begin Information provided

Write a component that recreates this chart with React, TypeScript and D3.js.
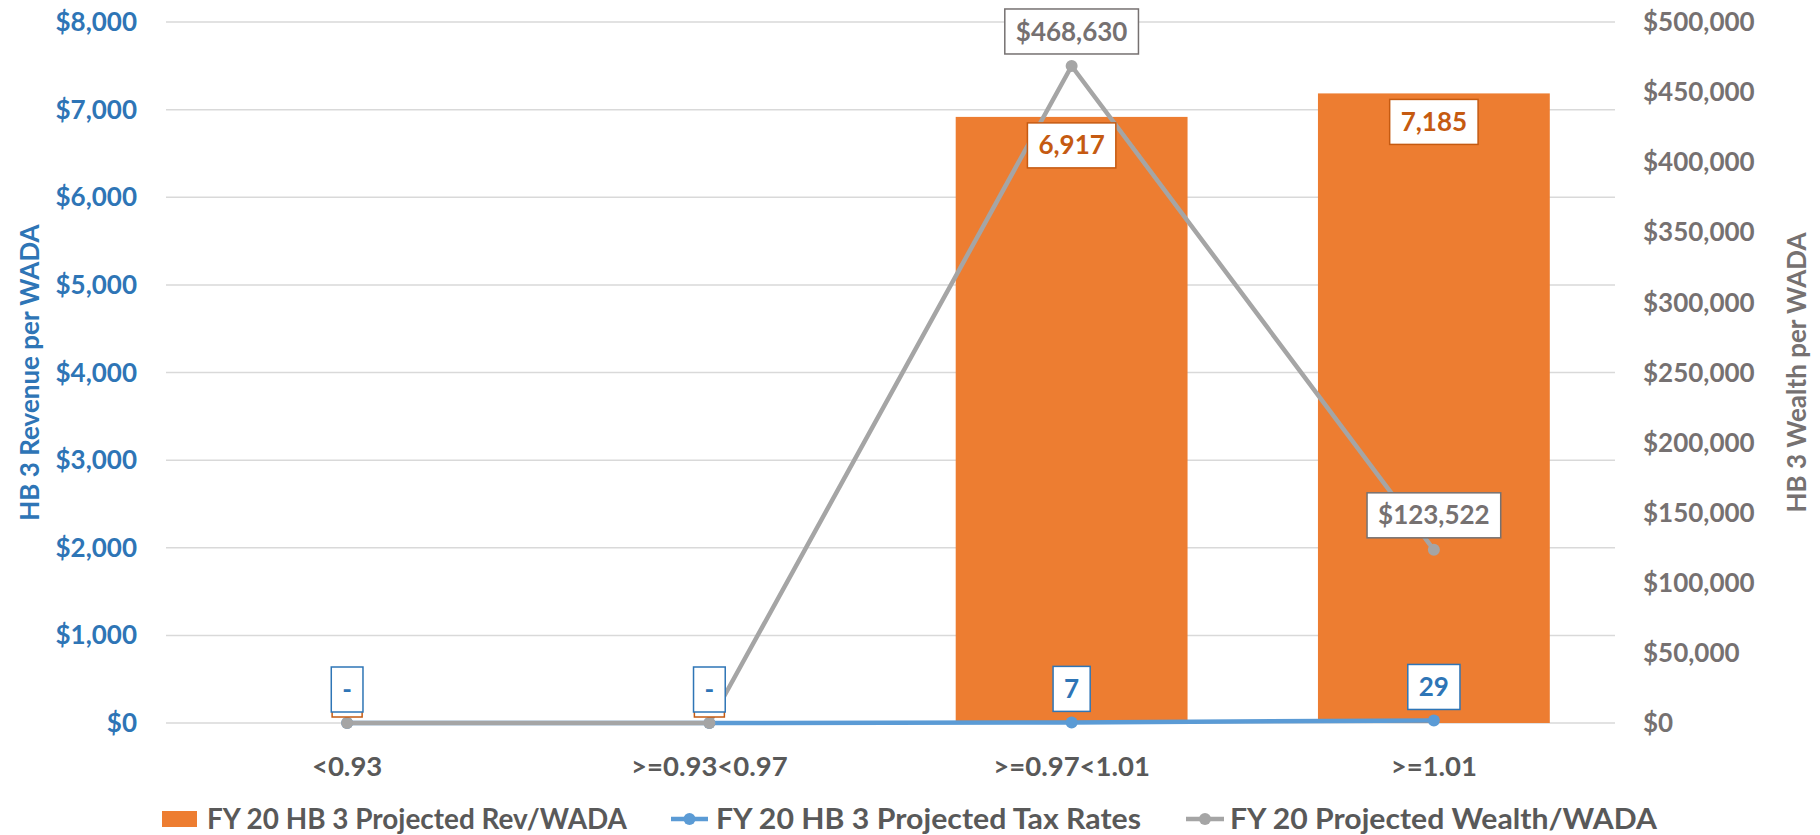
import React, { useEffect, useRef } from "react";
import * as d3 from "d3";

const categories = ["<0.93", ">=0.93<0.97", ">=0.97<1.01", ">=1.01"];
const revPerWada = [0, 0, 6917, 7185];
const taxRates = [0, 0, 7, 29];
const wealthPerWada = [0, 0, 468630, 123522];
const leftTicks = [0, 1000, 2000, 3000, 4000, 5000, 6000, 7000, 8000];
const rightTicks = [0, 50000, 100000, 150000, 200000, 250000, 300000, 350000, 400000, 450000, 500000];
const legendLabels = [
  "FY 20 HB 3 Projected Rev/WADA",
  "FY 20 HB 3 Projected Tax Rates",
  "FY 20 Projected Wealth/WADA",
];

const W = 1820;
const H = 835;
const FONT = "Lato, 'Open Sans', sans-serif";
const ORANGE = "#ED7D31";
const ORANGE_DARK = "#C55A11";
const BLUE = "#5B9BD5";
const BLUE_TEXT = "#2E75B6";
const GRAY = "#A5A5A5";
const GRAY_TEXT = "#767171";
const CAT_TEXT = "#595959";

export default function App() {
  const ref = useRef<SVGSVGElement | null>(null);

  useEffect(() => {
    const svg = d3.select(ref.current);
    svg.selectAll("*").remove();

    const left = 166, right = 1615, top = 22, bottom = 723;
    const x = d3.scaleBand<string>().domain(categories).range([left, right]).padding(0);
    const cx = (c: string) => (x(c) as number) + x.bandwidth() / 2;
    const yL = d3.scaleLinear().domain([0, 8000]).range([bottom, top]);
    const yR = d3.scaleLinear().domain([0, 500000]).range([bottom, top]);
    const barW = x.bandwidth() * 0.64;

    const g = svg.append("g").attr("font-family", FONT).attr("font-weight", 700);

    // gridlines follow the left axis ticks
    g.selectAll("line.grid")
      .data(leftTicks)
      .join("line")
      .attr("x1", left)
      .attr("x2", right)
      .attr("y1", (d) => yL(d))
      .attr("y2", (d) => yL(d))
      .attr("stroke", "#D9D9D9")
      .attr("stroke-width", 1.5);

    // left axis ticks
    g.selectAll("text.lt")
      .data(leftTicks)
      .join("text")
      .attr("x", 137)
      .attr("y", (d) => yL(d))
      .attr("dy", "0.35em")
      .attr("text-anchor", "end")
      .attr("fill", BLUE_TEXT)
      .attr("font-size", 26)
      .text((d) => "$" + d3.format(",")(d));

    // right axis ticks
    g.selectAll("text.rt")
      .data(rightTicks)
      .join("text")
      .attr("x", 1643)
      .attr("y", (d) => yR(d))
      .attr("dy", "0.35em")
      .attr("text-anchor", "start")
      .attr("fill", GRAY_TEXT)
      .attr("font-size", 26)
      .text((d) => "$" + d3.format(",")(d));

    // axis titles
    g.append("text")
      .attr("transform", `translate(30,${(top + bottom) / 2}) rotate(-90)`)
      .attr("text-anchor", "middle")
      .attr("dy", "0.35em")
      .attr("fill", BLUE_TEXT)
      .attr("font-size", 26)
      .text("HB 3 Revenue per WADA");
    g.append("text")
      .attr("transform", `translate(1797,${(top + bottom) / 2}) rotate(-90)`)
      .attr("text-anchor", "middle")
      .attr("dy", "0.35em")
      .attr("fill", GRAY_TEXT)
      .attr("font-size", 26)
      .text("HB 3 Wealth per WADA");

    // category labels
    g.selectAll("text.cat")
      .data(categories)
      .join("text")
      .attr("x", (d) => cx(d))
      .attr("y", 766)
      .attr("dy", "0.35em")
      .attr("text-anchor", "middle")
      .attr("fill", CAT_TEXT)
      .attr("font-size", 27.5)
      .text((d) => d);

    // bars
    g.selectAll("rect.bar")
      .data(categories)
      .join("rect")
      .attr("x", (d) => cx(d) - barW / 2)
      .attr("width", barW)
      .attr("y", (_, i) => yL(revPerWada[i]))
      .attr("height", (_, i) => bottom - yL(revPerWada[i]))
      .attr("fill", ORANGE);

    // lines
    const taxLine = d3
      .line<number>()
      .x((_, i) => cx(categories[i]))
      .y((d) => yL(d));
    const wealthLine = d3
      .line<number>()
      .x((_, i) => cx(categories[i]))
      .y((d) => yR(d));

    g.append("path")
      .attr("d", taxLine(taxRates) as string)
      .attr("fill", "none")
      .attr("stroke", BLUE)
      .attr("stroke-width", 4.5)
      .attr("stroke-linejoin", "round");
    g.selectAll("circle.tax")
      .data(taxRates)
      .join("circle")
      .attr("cx", (_, i) => cx(categories[i]))
      .attr("cy", (d) => yL(d))
      .attr("r", 6)
      .attr("fill", BLUE);

    g.append("path")
      .attr("d", wealthLine(wealthPerWada) as string)
      .attr("fill", "none")
      .attr("stroke", GRAY)
      .attr("stroke-width", 4.5)
      .attr("stroke-linejoin", "round");
    g.selectAll("circle.wealth")
      .data(wealthPerWada)
      .join("circle")
      .attr("cx", (_, i) => cx(categories[i]))
      .attr("cy", (d) => yR(d))
      .attr("r", 6)
      .attr("fill", GRAY);

    // boxed data label: anchored at box centre x and its top or bottom edge
    const boxLabel = (
      text: string | null,
      xc: number,
      edgeY: number,
      edge: "top" | "bottom",
      color: string,
      border: string,
      minW = 0
    ) => {
      const lg = g.append("g");
      const rect = lg.append("rect");
      let tw = 0;
      let t: d3.Selection<SVGTextElement, unknown, null, undefined> | null = null;
      if (text !== null) {
        t = lg
          .append("text")
          .attr("text-anchor", "middle")
          .attr("fill", color)
          .attr("font-size", 26)
          .text(text);
        tw = (t.node() as SVGTextElement).getComputedTextLength();
      }
      const bw = Math.max(tw + 22, minW);
      const bh = 45;
      const y0 = edge === "top" ? edgeY : edgeY - bh;
      rect
        .attr("x", xc - bw / 2)
        .attr("y", y0)
        .attr("width", bw)
        .attr("height", bh)
        .attr("fill", "#FFFFFF")
        .attr("stroke", border)
        .attr("stroke-width", 1.5);
      if (t) t.attr("x", xc).attr("y", y0 + bh / 2).attr("dy", "0.35em");
    };

    // bar labels; zero bars get a box that sits under the tax-rate label
    categories.forEach((c, i) => {
      const v = revPerWada[i];
      if (v > 0) {
        boxLabel(d3.format(",")(v), cx(c), yL(v) + 6, "top", ORANGE_DARK, ORANGE_DARK);
      } else {
        boxLabel(null, cx(c), yL(0) - 6, "bottom", ORANGE_DARK, ORANGE_DARK, 30);
      }
    });

    // tax rate labels
    categories.forEach((c, i) => {
      const v = taxRates[i];
      boxLabel(v > 0 ? String(v) : "-", cx(c), yL(v) - 11, "bottom", BLUE_TEXT, BLUE_TEXT, 30);
    });

    // wealth labels
    categories.forEach((c, i) => {
      const v = wealthPerWada[i];
      if (v > 0) {
        boxLabel("$" + d3.format(",")(v), cx(c), yR(v) - 12, "bottom", GRAY_TEXT, GRAY_TEXT);
      }
    });

    // legend
    const ly = 819;
    const fs = 28;
    const leg = g.append("g");
    leg.append("rect").attr("x", 162).attr("y", ly - 8).attr("width", 35).attr("height", 16).attr("fill", ORANGE);
    leg.append("text").attr("x", 207).attr("y", ly).attr("dy", "0.35em").attr("fill", CAT_TEXT).attr("font-size", fs)
      .attr("textLength", 420).attr("lengthAdjust", "spacingAndGlyphs").text(legendLabels[0]);

    leg.append("line").attr("x1", 671).attr("x2", 708).attr("y1", ly).attr("y2", ly).attr("stroke", BLUE).attr("stroke-width", 4.5);
    leg.append("circle").attr("cx", 689.5).attr("cy", ly).attr("r", 6).attr("fill", BLUE);
    leg.append("text").attr("x", 716).attr("y", ly).attr("dy", "0.35em").attr("fill", CAT_TEXT).attr("font-size", fs)
      .attr("textLength", 425).attr("lengthAdjust", "spacingAndGlyphs").text(legendLabels[1]);

    leg.append("line").attr("x1", 1186).attr("x2", 1224).attr("y1", ly).attr("y2", ly).attr("stroke", GRAY).attr("stroke-width", 4.5);
    leg.append("circle").attr("cx", 1205).attr("cy", ly).attr("r", 6).attr("fill", GRAY);
    leg.append("text").attr("x", 1230).attr("y", ly).attr("dy", "0.35em").attr("fill", CAT_TEXT).attr("font-size", fs)
      .attr("textLength", 427).attr("lengthAdjust", "spacingAndGlyphs").text(legendLabels[2]);
  }, []);

  return (
    <svg
      ref={ref}
      width={W}
      height={H}
      style={{ position: "absolute", left: 0, top: 0, background: "#FFFFFF" }}
    />
  );
}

end Information provided

■ **Task instructions**
Extract the lines exactly, please: the first line of the listing, the line with "import * as", and every line between them, but no pictures.

■ **Output for this task**
Write a component that recreates this chart with React, TypeScript and D3.js.
import React, { useEffect, useRef } from "react";
import * as d3 from "d3";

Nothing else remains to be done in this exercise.